I love this gin in a G&T with freshly shaved ginger and kaffir lime leaf as a garnish (it’s not chill filtered so it might go a bit cloudy!).

Australian gin is exploding right now and from an international perspective Four Pillars is ahead of the curve in people discovering it. What do you think makes your gins unique and what does the next year or so look like for you guys?

I think Australia is in a fantastic position to make some really interesting gin. Our use of Australian botanicals creates something really unique – lemon myrtle, cinnamon myrtle, anise myrtle, bush tomatoes, quandongs… the list goes on. I also think we have a great opportunity being on the doorstep of the spice trails through Asia. Some of the stuff we’ve been playing with is insanely good – Cubeb, Java Longpepper, and Sichuan!!

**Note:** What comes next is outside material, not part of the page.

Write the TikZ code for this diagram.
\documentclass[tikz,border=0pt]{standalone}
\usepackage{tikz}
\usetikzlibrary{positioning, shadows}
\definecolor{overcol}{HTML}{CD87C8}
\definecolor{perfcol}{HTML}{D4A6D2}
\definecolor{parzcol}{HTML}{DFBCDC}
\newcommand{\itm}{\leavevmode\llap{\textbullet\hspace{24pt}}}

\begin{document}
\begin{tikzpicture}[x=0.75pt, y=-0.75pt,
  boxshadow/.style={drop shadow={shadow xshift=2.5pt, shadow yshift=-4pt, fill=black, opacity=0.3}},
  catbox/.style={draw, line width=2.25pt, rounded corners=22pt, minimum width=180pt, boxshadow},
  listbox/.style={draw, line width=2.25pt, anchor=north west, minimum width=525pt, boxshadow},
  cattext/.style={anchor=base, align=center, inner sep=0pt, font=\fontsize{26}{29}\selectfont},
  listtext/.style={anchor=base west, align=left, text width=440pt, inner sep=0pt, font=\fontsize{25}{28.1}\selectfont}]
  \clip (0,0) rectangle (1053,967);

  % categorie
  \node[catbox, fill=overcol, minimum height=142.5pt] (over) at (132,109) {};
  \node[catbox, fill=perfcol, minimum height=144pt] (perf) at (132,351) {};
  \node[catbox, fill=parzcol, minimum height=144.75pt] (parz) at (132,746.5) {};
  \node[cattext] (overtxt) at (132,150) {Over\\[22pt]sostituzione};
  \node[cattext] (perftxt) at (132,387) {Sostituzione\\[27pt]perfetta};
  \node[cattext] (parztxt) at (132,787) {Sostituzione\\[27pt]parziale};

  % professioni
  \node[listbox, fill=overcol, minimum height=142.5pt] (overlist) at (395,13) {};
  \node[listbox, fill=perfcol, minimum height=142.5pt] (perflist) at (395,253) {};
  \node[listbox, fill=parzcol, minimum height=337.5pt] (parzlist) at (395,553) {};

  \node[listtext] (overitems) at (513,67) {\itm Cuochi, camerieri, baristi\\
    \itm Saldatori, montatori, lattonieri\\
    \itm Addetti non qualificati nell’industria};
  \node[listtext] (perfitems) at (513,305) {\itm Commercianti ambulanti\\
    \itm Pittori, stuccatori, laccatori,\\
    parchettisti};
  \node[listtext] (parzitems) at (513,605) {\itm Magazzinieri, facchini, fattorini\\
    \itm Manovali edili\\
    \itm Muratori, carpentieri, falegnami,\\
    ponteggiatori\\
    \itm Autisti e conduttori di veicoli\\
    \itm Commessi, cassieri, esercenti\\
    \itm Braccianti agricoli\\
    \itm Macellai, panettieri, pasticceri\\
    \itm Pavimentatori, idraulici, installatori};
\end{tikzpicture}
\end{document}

The year ahead will be busy. Very busy. Our 50lt test still (Eileen) will arrive from CARL shortly so we are already planning some distillations with bartenders and chefs. We have a couple of small collaborations planned – the one we did with Santamanía in Madrid was fantastic (watch this space!).  Overall we will just keep working hard, make gin, fill barrels, play with botanicals, meet people in our export markets… and try not to count the hours!

We all love a tipple or two so other than your own, what other gins to you enjoy? Are there any that you particularly like?

I really love Santamania’s take on a London Dry Gin. Really delicate and totally delicious. I’ve always loved what the guys at Dry Fly do in the US too. Sipsmith remains a bit of a favourite. I also love the Beefeater Boroughs Reserve. It is an inspirational barrel aged gin and gave me great confidence in our barrel aging program.

And lastly, what’s your favourite way to enjoy Four Pillars Gin?

“It doesn’t matter what the question is, the answer is always NEGRONI.”